* [Given problem]
Reproduce all the lines below exactly and omit the images.

-------- Entries --------

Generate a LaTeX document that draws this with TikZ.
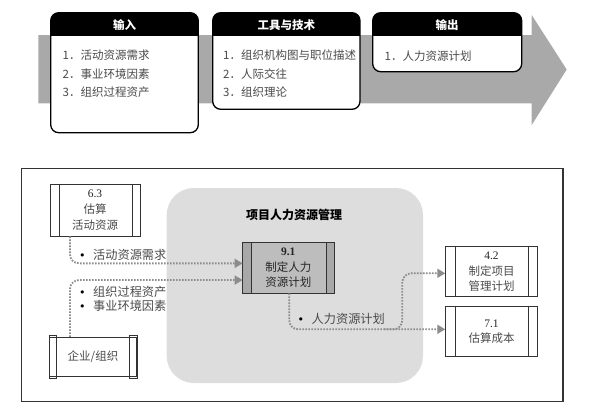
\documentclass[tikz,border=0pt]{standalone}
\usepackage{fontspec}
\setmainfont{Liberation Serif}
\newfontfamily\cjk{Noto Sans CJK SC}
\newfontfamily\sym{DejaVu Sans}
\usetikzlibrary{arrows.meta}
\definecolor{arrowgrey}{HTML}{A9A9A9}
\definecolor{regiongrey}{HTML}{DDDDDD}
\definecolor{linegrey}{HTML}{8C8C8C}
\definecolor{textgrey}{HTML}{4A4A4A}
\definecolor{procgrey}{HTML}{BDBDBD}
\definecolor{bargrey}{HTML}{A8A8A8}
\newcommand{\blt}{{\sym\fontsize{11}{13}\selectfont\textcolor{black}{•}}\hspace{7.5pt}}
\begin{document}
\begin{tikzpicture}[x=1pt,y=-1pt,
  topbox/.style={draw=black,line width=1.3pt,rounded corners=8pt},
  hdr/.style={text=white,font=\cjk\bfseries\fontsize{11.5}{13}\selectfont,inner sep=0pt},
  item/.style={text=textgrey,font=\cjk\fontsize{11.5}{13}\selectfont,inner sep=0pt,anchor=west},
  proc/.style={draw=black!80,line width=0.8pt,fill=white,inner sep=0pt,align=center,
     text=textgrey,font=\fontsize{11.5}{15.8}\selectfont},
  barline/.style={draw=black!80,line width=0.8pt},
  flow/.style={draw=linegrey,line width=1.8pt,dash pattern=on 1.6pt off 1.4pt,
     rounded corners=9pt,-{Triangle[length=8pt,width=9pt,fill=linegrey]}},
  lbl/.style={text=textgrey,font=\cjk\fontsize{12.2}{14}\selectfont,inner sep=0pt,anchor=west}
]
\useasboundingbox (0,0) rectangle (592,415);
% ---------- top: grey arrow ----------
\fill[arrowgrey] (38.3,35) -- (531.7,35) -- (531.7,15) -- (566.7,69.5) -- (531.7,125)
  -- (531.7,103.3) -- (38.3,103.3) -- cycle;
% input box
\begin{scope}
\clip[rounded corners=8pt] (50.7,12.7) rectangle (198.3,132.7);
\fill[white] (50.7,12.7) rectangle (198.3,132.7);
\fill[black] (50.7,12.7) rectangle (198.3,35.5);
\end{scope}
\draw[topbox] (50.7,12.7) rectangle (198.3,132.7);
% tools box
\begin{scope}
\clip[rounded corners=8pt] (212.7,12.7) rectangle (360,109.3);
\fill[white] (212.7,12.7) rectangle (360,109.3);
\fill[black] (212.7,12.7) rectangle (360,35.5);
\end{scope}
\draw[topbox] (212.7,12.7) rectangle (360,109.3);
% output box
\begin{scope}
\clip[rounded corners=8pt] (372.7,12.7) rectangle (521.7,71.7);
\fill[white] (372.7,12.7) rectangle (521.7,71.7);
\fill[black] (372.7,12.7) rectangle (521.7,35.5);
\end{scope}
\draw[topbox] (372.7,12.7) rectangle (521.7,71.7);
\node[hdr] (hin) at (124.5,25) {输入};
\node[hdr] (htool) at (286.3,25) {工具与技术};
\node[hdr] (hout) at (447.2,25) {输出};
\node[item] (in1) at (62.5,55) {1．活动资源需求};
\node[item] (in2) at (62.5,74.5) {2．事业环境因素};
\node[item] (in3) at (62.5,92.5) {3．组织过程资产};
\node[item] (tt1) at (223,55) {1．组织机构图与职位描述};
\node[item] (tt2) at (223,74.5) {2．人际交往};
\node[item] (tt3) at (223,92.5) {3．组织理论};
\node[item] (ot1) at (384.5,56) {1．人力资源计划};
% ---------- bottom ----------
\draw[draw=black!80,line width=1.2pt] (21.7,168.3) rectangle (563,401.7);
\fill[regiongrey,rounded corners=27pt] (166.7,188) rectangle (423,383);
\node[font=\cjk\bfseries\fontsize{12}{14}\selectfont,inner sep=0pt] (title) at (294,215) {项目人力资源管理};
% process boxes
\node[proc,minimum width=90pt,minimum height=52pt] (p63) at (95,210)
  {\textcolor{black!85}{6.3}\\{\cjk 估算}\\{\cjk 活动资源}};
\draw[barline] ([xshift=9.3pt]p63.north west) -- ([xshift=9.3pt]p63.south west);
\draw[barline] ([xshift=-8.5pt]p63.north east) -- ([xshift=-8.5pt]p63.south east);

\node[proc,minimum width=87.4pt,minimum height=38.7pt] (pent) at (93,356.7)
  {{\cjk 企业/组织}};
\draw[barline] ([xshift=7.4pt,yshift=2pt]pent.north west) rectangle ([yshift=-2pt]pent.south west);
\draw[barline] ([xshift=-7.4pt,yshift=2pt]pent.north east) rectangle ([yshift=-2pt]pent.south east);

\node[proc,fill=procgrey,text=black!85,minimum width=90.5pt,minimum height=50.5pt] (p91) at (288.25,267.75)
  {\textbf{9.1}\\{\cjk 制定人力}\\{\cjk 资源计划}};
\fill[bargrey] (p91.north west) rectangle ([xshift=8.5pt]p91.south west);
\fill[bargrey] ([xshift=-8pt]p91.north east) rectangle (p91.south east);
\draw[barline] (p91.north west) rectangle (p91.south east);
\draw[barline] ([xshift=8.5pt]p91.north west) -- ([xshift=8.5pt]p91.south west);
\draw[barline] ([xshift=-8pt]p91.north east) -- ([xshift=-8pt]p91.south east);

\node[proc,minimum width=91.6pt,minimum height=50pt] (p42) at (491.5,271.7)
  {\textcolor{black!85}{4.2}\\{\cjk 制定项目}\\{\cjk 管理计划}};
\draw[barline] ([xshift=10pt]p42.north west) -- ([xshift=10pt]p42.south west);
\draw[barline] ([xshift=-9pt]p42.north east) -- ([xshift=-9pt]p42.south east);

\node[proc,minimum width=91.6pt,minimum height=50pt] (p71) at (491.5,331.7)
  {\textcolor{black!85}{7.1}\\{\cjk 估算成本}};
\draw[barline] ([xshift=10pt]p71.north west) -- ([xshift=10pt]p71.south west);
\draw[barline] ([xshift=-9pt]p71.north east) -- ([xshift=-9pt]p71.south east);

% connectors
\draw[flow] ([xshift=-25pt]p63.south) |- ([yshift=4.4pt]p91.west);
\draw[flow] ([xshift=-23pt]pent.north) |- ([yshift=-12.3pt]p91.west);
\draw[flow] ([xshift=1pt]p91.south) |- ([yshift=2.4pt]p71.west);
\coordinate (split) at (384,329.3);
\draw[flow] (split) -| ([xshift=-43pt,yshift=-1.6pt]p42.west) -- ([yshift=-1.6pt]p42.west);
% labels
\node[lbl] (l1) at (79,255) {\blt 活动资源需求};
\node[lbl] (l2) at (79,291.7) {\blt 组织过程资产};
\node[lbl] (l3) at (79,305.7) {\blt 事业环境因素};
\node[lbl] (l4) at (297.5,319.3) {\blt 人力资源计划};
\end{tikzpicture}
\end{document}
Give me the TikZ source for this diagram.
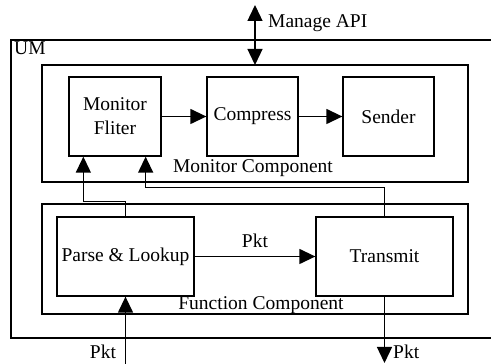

--------

* [Task result]
Generate a LaTeX document that draws this with TikZ.
\documentclass[tikz,border=0pt]{standalone}
\usepackage{fontspec}
\setmainfont{Liberation Serif}
\newfontfamily\cjk{Noto Sans CJK SC}
\newfontfamily\sym{DejaVu Sans}
\usetikzlibrary{arrows.meta}
\definecolor{arrowgrey}{HTML}{A9A9A9}
\definecolor{regiongrey}{HTML}{DDDDDD}
\definecolor{linegrey}{HTML}{8C8C8C}
\definecolor{textgrey}{HTML}{4A4A4A}
\definecolor{procgrey}{HTML}{BDBDBD}
\definecolor{bargrey}{HTML}{A8A8A8}
\newcommand{\blt}{{\sym\fontsize{11}{13}\selectfont\textcolor{black}{•}}\hspace{7.5pt}}
\begin{document}
\begin{tikzpicture}[x=1pt,y=-1pt,
  topbox/.style={draw=black,line width=1.3pt,rounded corners=8pt},
  hdr/.style={text=white,font=\cjk\bfseries\fontsize{11.5}{13}\selectfont,inner sep=0pt},
  item/.style={text=textgrey,font=\cjk\fontsize{11.5}{13}\selectfont,inner sep=0pt,anchor=west},
  proc/.style={draw=black!80,line width=0.8pt,fill=white,inner sep=0pt,align=center,
     text=textgrey,font=\fontsize{11.5}{15.8}\selectfont},
  barline/.style={draw=black!80,line width=0.8pt},
  flow/.style={draw=linegrey,line width=1.8pt,dash pattern=on 1.6pt off 1.4pt,
     rounded corners=9pt,-{Triangle[length=8pt,width=9pt,fill=linegrey]}},
  lbl/.style={text=textgrey,font=\cjk\fontsize{12.2}{14}\selectfont,inner sep=0pt,anchor=west}
]
\useasboundingbox (0,0) rectangle (592,415);
% ---------- top: grey arrow ----------
\fill[arrowgrey] (38.3,35) -- (531.7,35) -- (531.7,15) -- (566.7,69.5) -- (531.7,125)
  -- (531.7,103.3) -- (38.3,103.3) -- cycle;
% input box
\begin{scope}
\clip[rounded corners=8pt] (50.7,12.7) rectangle (198.3,132.7);
\fill[white] (50.7,12.7) rectangle (198.3,132.7);
\fill[black] (50.7,12.7) rectangle (198.3,35.5);
\end{scope}
\draw[topbox] (50.7,12.7) rectangle (198.3,132.7);
% tools box
\begin{scope}
\clip[rounded corners=8pt] (212.7,12.7) rectangle (360,109.3);
\fill[white] (212.7,12.7) rectangle (360,109.3);
\fill[black] (212.7,12.7) rectangle (360,35.5);
\end{scope}
\draw[topbox] (212.7,12.7) rectangle (360,109.3);
% output box
\begin{scope}
\clip[rounded corners=8pt] (372.7,12.7) rectangle (521.7,71.7);
\fill[white] (372.7,12.7) rectangle (521.7,71.7);
\fill[black] (372.7,12.7) rectangle (521.7,35.5);
\end{scope}
\draw[topbox] (372.7,12.7) rectangle (521.7,71.7);
\node[hdr] (hin) at (124.5,25) {输入};
\node[hdr] (htool) at (286.3,25) {工具与技术};
\node[hdr] (hout) at (447.2,25) {输出};
\node[item] (in1) at (62.5,55) {1．活动资源需求};
\node[item] (in2) at (62.5,74.5) {2．事业环境因素};
\node[item] (in3) at (62.5,92.5) {3．组织过程资产};
\node[item] (tt1) at (223,55) {1．组织机构图与职位描述};
\node[item] (tt2) at (223,74.5) {2．人际交往};
\node[item] (tt3) at (223,92.5) {3．组织理论};
\node[item] (ot1) at (384.5,56) {1．人力资源计划};
% ---------- bottom ----------
\draw[draw=black!80,line width=1.2pt] (21.7,168.3) rectangle (563,401.7);
\fill[regiongrey,rounded corners=27pt] (166.7,188) rectangle (423,383);
\node[font=\cjk\bfseries\fontsize{12}{14}\selectfont,inner sep=0pt] (title) at (294,215) {项目人力资源管理};
% process boxes
\node[proc,minimum width=90pt,minimum height=52pt] (p63) at (95,210)
  {\textcolor{black!85}{6.3}\\{\cjk 估算}\\{\cjk 活动资源}};
\draw[barline] ([xshift=9.3pt]p63.north west) -- ([xshift=9.3pt]p63.south west);
\draw[barline] ([xshift=-8.5pt]p63.north east) -- ([xshift=-8.5pt]p63.south east);

\node[proc,minimum width=87.4pt,minimum height=38.7pt] (pent) at (93,356.7)
  {{\cjk 企业/组织}};
\draw[barline] ([xshift=7.4pt,yshift=2pt]pent.north west) rectangle ([yshift=-2pt]pent.south west);
\draw[barline] ([xshift=-7.4pt,yshift=2pt]pent.north east) rectangle ([yshift=-2pt]pent.south east);

\node[proc,fill=procgrey,text=black!85,minimum width=90.5pt,minimum height=50.5pt] (p91) at (288.25,267.75)
  {\textbf{9.1}\\{\cjk 制定人力}\\{\cjk 资源计划}};
\fill[bargrey] (p91.north west) rectangle ([xshift=8.5pt]p91.south west);
\fill[bargrey] ([xshift=-8pt]p91.north east) rectangle (p91.south east);
\draw[barline] (p91.north west) rectangle (p91.south east);
\draw[barline] ([xshift=8.5pt]p91.north west) -- ([xshift=8.5pt]p91.south west);
\draw[barline] ([xshift=-8pt]p91.north east) -- ([xshift=-8pt]p91.south east);

\node[proc,minimum width=91.6pt,minimum height=50pt] (p42) at (491.5,271.7)
  {\textcolor{black!85}{4.2}\\{\cjk 制定项目}\\{\cjk 管理计划}};
\draw[barline] ([xshift=10pt]p42.north west) -- ([xshift=10pt]p42.south west);
\draw[barline] ([xshift=-9pt]p42.north east) -- ([xshift=-9pt]p42.south east);

\node[proc,minimum width=91.6pt,minimum height=50pt] (p71) at (491.5,331.7)
  {\textcolor{black!85}{7.1}\\{\cjk 估算成本}};
\draw[barline] ([xshift=10pt]p71.north west) -- ([xshift=10pt]p71.south west);
\draw[barline] ([xshift=-9pt]p71.north east) -- ([xshift=-9pt]p71.south east);

% connectors
\draw[flow] ([xshift=-25pt]p63.south) |- ([yshift=4.4pt]p91.west);
\draw[flow] ([xshift=-23pt]pent.north) |- ([yshift=-12.3pt]p91.west);
\draw[flow] ([xshift=1pt]p91.south) |- ([yshift=2.4pt]p71.west);
\coordinate (split) at (384,329.3);
\draw[flow] (split) -| ([xshift=-43pt,yshift=-1.6pt]p42.west) -- ([yshift=-1.6pt]p42.west);
% labels
\node[lbl] (l1) at (79,255) {\blt 活动资源需求};
\node[lbl] (l2) at (79,291.7) {\blt 组织过程资产};
\node[lbl] (l3) at (79,305.7) {\blt 事业环境因素};
\node[lbl] (l4) at (297.5,319.3) {\blt 人力资源计划};
\end{tikzpicture}
\end{document}
Give me the TikZ source for this diagram.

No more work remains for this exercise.